In Massachusetts, you could be charged with burglary if you enter any structure without authorization. If convicted of the charge, you may spend time in jail, pay a fine or face other consequences. However, it’s important to understand that you aren’t guilty of a crime just because the government claims that you did something wrong. What does a prosecutor need to prove?
There must be an unauthorized entry into a structure
It’s critical to understand that burglary occurs whenever you enter a structure without an owner’s consent even if it isn’t a house or office building. This means that you could be charged with burglary for entering a car that doesn’t belong to you or try to enter your friend’s boathouse without permission.

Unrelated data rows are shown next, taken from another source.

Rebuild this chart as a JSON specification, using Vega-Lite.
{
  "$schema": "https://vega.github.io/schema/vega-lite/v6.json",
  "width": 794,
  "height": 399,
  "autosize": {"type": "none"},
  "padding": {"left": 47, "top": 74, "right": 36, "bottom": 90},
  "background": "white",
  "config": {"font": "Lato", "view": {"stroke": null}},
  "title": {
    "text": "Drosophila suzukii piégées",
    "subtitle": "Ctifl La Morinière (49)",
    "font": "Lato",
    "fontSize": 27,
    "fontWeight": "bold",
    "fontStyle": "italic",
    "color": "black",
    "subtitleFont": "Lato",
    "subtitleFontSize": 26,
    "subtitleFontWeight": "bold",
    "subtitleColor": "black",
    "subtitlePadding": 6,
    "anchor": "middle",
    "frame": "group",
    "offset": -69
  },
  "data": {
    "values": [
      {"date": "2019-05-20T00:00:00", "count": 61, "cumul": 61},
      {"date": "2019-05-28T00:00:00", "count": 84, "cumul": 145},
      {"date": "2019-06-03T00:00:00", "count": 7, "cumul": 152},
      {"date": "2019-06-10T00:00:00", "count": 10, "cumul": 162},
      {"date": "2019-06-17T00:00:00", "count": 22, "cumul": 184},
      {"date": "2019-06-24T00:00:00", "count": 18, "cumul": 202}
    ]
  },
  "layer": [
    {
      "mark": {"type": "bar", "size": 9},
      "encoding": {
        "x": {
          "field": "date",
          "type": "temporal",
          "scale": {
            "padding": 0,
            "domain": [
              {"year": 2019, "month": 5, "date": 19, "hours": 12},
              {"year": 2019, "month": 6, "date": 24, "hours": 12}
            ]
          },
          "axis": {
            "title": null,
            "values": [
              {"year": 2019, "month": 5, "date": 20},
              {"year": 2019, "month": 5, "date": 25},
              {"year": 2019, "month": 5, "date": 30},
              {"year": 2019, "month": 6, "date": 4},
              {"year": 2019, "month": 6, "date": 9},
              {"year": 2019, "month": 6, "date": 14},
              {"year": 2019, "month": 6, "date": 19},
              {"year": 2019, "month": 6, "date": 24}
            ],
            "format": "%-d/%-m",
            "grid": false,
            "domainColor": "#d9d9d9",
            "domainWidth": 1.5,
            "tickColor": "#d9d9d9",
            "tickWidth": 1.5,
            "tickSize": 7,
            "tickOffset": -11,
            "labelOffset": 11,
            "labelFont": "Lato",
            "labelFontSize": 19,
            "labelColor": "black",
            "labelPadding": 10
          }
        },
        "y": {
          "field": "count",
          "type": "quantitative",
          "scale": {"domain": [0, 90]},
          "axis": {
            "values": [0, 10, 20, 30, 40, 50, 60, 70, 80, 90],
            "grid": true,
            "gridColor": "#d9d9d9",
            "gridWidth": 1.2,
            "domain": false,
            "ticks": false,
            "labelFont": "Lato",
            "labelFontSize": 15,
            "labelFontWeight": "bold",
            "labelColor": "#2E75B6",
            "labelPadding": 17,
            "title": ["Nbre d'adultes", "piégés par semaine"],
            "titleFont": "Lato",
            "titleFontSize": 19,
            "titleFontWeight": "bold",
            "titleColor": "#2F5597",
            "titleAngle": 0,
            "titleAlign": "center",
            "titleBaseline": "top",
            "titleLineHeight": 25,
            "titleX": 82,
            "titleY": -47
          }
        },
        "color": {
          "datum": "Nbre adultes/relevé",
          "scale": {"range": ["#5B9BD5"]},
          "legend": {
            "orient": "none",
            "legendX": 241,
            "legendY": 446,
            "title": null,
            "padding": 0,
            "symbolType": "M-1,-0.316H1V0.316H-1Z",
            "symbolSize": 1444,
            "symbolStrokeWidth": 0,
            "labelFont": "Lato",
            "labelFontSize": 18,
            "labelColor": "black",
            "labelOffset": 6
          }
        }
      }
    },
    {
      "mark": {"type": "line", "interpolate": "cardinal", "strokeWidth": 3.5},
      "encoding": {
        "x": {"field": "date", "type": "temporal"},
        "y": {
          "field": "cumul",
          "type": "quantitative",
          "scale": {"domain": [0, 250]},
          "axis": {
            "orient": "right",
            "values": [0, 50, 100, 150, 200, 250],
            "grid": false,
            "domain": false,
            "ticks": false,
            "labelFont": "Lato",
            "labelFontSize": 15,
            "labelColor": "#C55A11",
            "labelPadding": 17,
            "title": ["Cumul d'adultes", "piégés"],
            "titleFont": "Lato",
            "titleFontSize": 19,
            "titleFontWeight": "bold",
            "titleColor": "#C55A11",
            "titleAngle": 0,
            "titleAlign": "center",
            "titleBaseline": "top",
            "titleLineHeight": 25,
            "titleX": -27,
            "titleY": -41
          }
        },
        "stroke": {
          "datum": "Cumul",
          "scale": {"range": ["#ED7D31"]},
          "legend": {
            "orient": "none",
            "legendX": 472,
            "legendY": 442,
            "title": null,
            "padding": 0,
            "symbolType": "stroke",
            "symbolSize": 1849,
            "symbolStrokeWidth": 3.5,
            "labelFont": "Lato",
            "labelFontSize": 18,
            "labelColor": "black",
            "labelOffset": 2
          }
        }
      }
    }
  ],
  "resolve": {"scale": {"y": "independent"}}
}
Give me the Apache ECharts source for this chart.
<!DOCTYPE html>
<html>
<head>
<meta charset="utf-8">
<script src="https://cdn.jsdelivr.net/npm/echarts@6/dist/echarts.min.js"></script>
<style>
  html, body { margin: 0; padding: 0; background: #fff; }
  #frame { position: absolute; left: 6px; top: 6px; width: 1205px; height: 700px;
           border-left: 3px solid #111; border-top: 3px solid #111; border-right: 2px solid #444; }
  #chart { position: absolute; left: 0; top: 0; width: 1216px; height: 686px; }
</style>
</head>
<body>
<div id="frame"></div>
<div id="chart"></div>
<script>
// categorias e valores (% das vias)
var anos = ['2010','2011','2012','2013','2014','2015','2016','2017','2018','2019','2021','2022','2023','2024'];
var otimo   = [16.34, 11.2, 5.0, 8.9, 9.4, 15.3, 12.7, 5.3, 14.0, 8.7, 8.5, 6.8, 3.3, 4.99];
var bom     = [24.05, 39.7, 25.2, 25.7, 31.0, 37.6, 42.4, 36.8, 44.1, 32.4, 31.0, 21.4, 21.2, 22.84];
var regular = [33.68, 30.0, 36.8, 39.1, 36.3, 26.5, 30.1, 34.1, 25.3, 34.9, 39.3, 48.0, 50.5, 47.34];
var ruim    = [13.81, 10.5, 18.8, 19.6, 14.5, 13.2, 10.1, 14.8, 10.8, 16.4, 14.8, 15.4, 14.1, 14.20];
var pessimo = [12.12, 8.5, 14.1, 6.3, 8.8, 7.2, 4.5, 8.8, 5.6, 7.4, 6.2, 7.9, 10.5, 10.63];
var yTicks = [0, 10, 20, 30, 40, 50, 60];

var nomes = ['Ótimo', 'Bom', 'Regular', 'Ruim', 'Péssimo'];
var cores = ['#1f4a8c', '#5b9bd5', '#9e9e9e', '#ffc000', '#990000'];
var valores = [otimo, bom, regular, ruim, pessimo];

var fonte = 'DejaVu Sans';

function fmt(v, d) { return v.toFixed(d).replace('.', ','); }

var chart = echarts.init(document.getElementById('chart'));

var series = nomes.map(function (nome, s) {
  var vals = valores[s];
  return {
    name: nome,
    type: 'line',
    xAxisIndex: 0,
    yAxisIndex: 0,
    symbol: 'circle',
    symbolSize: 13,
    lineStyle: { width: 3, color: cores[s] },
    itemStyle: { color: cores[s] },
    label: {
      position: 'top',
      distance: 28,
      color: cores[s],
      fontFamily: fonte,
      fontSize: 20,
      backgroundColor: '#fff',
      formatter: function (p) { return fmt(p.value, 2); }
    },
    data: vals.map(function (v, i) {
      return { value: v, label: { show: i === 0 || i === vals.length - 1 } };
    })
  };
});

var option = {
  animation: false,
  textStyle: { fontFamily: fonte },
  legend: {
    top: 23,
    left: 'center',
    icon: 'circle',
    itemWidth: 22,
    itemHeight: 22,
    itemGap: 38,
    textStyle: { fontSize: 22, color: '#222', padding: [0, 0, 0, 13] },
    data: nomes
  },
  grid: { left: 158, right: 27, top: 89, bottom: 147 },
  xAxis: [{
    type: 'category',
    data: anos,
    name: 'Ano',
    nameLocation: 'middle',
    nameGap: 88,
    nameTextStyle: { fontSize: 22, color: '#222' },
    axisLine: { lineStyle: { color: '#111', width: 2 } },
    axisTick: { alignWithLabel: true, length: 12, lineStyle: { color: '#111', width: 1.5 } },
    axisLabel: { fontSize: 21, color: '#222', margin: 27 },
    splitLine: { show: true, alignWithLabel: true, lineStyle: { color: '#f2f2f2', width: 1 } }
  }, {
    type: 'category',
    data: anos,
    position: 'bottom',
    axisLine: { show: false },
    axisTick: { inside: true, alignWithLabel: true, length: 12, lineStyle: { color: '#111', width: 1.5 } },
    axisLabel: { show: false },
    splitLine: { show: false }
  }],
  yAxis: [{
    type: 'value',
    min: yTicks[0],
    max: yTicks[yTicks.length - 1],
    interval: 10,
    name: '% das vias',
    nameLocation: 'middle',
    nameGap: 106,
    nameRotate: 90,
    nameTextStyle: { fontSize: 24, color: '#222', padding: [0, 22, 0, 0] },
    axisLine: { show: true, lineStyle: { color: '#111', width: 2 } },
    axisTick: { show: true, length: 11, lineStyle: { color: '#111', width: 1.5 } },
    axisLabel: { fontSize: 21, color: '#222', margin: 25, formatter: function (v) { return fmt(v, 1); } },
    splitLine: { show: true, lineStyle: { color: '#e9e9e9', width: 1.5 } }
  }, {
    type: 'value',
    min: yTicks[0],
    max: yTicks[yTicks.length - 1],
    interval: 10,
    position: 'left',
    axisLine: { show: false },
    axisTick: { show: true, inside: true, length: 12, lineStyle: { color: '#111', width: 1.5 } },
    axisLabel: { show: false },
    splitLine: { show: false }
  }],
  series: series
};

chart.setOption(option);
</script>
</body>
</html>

You don’t have to enter by force
A burglary can still occur even if you enter a property through an open door or an unlocked window. A burglary charge may also stick if you achieve a constructive entry, which occurs if you are allowed to occupy a structure using threats of violence or blackmail toward others. Of course, you may assert as part of your criminal defense strategy that a door or window was left open specifically to allow you to get into a home or car.
There needs to be intent
In addition to proving that an unauthorized entry took place, a prosecutor would need to show that you intended to violate the law in some way. For instance, if you were caught in possession of alcohol as a minor, that would be enough to satisfy this element. You could also be charged with burglary if you intended to take something from a home, office building or boathouse even if you didn’t actually leave with anything.
After being charged with a crime, you will be given an opportunity to cast doubt about the accusations made against you. This may be done by having evidence suppressed or disputing witness testimony provided to a jury at trial.